───── Dataset extract
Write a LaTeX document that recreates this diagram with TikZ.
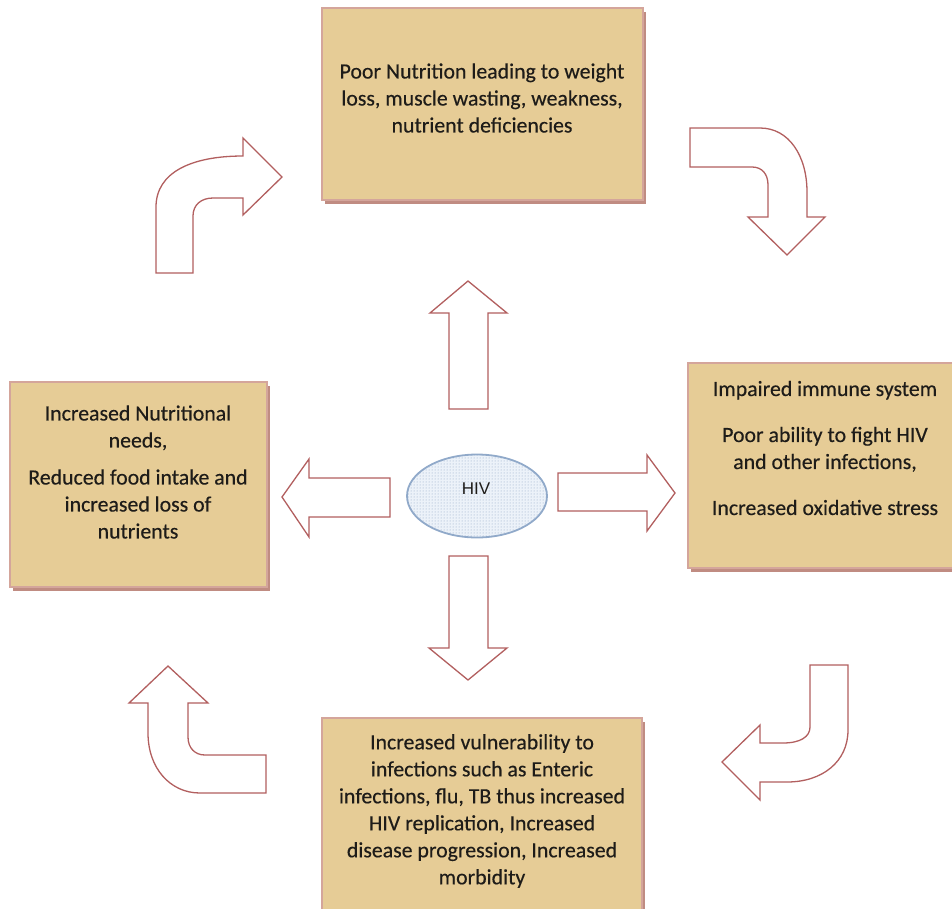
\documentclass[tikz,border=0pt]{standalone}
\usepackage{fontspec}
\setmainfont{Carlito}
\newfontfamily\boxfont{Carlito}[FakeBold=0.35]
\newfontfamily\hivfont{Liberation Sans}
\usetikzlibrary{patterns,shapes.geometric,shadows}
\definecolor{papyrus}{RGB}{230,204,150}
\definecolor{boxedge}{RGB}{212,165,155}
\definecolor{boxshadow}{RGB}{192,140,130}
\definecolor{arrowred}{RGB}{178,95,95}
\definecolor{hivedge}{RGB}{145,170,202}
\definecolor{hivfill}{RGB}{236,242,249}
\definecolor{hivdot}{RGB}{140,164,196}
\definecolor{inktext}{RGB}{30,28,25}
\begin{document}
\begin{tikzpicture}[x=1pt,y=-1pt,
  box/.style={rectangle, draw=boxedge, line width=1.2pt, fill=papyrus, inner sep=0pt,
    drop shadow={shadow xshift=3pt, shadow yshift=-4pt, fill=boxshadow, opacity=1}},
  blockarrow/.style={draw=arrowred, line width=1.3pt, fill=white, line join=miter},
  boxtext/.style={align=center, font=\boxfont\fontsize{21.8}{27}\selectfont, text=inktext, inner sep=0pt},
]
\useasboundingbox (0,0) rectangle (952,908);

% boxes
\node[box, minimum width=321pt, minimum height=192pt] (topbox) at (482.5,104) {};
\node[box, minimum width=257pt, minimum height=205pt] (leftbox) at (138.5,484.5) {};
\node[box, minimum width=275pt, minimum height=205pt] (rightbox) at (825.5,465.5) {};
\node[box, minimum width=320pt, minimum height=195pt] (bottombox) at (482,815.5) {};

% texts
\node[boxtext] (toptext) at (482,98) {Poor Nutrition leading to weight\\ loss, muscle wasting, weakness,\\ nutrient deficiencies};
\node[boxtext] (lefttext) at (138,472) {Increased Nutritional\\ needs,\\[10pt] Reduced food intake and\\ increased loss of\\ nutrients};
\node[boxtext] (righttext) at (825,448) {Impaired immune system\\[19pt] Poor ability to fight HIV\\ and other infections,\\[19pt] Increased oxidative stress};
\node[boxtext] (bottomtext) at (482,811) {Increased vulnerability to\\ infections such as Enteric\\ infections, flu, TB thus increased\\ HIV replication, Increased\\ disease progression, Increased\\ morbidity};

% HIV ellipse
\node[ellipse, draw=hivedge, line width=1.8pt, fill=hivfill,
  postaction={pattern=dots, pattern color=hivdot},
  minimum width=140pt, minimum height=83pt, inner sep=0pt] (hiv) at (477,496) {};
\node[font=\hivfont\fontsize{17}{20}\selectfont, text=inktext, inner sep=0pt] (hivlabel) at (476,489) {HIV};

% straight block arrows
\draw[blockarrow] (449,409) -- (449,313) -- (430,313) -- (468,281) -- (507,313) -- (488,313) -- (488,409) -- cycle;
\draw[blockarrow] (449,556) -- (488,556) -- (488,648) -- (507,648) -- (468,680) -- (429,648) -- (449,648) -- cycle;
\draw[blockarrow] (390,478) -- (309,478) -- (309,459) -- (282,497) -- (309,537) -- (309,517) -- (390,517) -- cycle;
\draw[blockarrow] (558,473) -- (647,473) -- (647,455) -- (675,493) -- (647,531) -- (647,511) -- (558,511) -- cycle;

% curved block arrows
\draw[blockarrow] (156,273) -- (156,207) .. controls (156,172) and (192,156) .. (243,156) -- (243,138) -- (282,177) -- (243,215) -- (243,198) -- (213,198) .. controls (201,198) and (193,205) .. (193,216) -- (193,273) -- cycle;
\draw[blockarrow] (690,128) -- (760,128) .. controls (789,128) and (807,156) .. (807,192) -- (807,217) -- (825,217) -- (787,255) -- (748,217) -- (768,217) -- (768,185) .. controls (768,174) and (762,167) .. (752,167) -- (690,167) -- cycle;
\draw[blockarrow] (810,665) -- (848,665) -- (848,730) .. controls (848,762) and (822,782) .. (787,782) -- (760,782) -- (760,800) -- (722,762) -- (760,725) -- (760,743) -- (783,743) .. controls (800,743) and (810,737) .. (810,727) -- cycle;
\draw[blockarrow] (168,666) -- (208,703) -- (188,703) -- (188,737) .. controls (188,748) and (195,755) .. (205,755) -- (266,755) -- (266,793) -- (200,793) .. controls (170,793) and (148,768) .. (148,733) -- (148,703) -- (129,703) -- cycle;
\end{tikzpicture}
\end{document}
──────────
───── Dataset extract
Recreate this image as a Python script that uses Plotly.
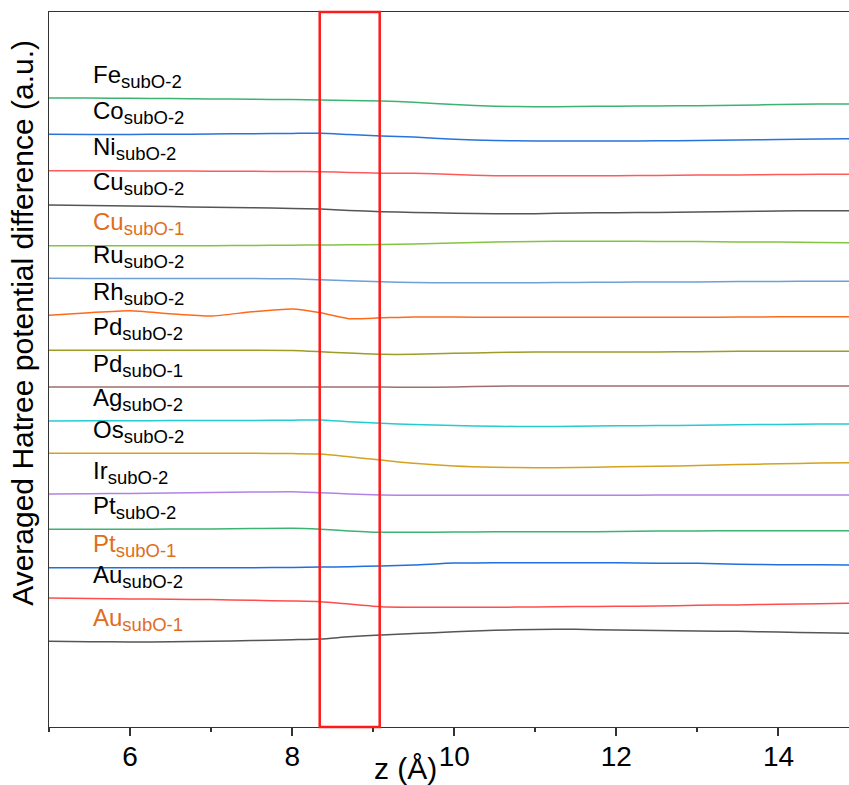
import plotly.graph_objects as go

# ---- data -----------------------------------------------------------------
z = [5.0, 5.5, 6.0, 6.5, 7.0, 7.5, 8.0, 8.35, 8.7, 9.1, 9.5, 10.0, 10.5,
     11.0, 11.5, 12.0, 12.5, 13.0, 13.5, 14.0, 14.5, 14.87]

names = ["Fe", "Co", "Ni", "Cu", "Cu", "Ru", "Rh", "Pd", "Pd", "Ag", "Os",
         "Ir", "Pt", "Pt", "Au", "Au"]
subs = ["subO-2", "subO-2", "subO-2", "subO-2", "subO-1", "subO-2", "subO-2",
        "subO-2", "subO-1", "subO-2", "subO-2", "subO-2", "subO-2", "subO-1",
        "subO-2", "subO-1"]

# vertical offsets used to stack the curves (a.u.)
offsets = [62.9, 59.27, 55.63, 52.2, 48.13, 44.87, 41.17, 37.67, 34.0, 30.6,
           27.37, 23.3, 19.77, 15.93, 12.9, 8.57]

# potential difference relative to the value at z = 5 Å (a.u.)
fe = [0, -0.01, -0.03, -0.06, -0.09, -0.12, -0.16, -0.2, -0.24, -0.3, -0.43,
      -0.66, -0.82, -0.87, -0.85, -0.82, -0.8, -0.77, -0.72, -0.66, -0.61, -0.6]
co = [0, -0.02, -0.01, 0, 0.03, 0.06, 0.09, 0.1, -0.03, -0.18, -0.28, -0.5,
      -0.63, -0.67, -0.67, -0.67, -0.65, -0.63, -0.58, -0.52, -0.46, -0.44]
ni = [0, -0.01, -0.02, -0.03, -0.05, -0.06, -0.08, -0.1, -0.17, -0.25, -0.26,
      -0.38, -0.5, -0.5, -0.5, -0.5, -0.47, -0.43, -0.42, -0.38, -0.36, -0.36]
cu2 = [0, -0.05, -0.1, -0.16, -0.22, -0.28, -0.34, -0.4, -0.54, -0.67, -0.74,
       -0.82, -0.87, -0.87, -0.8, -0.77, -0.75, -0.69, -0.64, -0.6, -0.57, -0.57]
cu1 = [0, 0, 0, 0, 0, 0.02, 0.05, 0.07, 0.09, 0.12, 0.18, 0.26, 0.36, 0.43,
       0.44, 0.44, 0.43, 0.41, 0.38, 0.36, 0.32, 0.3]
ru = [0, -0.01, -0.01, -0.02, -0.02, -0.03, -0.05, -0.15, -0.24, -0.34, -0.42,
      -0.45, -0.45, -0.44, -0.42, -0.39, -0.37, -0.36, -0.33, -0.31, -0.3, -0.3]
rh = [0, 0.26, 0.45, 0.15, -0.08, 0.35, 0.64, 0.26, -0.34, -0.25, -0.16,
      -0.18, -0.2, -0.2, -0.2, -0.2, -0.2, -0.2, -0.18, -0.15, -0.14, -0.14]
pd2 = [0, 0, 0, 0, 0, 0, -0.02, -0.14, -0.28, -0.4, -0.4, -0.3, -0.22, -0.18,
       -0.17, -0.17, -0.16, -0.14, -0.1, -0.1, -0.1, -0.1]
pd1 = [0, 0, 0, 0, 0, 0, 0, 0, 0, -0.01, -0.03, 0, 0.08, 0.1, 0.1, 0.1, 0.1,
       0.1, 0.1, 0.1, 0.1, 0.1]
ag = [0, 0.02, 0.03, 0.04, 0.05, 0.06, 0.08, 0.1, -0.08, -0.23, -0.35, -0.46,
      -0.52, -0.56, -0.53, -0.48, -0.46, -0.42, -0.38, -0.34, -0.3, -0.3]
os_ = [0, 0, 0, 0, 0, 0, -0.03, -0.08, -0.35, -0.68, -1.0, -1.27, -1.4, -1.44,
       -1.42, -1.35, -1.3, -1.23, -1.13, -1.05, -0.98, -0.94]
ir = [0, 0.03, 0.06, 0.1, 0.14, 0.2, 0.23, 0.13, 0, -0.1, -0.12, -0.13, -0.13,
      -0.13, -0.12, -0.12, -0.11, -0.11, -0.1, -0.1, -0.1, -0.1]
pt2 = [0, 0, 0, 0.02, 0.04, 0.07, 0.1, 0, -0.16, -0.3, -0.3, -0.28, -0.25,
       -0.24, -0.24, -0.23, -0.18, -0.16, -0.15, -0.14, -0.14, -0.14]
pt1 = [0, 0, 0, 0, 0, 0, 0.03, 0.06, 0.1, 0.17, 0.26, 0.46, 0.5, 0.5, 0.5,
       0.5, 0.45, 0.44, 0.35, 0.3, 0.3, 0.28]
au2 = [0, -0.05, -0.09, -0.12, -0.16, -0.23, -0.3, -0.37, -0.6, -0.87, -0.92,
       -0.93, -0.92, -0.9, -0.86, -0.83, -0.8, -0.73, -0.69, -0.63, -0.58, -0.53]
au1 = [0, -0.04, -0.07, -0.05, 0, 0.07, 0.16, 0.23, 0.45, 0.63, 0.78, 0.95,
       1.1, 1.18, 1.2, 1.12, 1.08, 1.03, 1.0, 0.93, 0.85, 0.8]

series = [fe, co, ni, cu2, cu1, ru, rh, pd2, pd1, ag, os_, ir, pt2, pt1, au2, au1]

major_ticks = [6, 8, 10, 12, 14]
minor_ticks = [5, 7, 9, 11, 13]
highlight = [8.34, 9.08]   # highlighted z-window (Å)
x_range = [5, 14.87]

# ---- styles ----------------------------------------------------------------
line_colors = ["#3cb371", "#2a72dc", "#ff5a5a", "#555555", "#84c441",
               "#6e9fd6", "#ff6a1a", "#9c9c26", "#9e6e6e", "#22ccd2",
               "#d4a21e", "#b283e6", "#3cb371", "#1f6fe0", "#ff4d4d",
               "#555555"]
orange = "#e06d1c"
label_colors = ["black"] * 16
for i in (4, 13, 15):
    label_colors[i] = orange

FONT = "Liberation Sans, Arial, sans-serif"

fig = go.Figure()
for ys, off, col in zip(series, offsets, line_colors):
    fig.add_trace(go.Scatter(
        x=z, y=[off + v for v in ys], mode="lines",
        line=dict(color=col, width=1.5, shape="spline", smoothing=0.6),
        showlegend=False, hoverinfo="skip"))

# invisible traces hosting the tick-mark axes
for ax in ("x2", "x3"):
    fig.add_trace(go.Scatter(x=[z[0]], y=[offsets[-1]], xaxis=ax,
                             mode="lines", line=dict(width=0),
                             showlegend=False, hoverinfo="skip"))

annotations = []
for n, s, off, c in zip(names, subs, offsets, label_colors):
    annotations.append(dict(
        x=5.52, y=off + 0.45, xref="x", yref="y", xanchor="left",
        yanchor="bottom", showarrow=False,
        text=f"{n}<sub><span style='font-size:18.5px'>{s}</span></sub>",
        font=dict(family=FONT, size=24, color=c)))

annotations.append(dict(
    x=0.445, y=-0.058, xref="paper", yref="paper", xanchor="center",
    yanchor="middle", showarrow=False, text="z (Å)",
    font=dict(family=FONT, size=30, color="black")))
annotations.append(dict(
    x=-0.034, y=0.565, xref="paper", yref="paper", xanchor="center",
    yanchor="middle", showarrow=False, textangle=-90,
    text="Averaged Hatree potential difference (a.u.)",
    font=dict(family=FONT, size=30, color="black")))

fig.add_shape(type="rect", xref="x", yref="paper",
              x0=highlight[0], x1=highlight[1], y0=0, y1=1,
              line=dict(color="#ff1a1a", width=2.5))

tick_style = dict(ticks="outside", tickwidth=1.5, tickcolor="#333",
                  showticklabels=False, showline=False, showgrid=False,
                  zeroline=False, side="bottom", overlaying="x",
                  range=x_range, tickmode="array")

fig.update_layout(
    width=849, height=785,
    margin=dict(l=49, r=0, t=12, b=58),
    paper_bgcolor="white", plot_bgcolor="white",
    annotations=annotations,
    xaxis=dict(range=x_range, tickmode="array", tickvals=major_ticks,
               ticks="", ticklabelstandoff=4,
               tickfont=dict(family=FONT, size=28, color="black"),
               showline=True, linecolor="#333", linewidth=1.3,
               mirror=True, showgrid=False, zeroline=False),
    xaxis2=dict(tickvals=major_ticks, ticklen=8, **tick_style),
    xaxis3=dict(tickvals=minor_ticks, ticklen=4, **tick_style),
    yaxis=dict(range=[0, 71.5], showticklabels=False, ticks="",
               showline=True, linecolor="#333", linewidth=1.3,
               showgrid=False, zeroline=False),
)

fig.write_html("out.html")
──────────
• [Problem to solve]
Find how many lines of the material carry the string "that". Only the number should be in the answer.

• [Response to this exercise]
2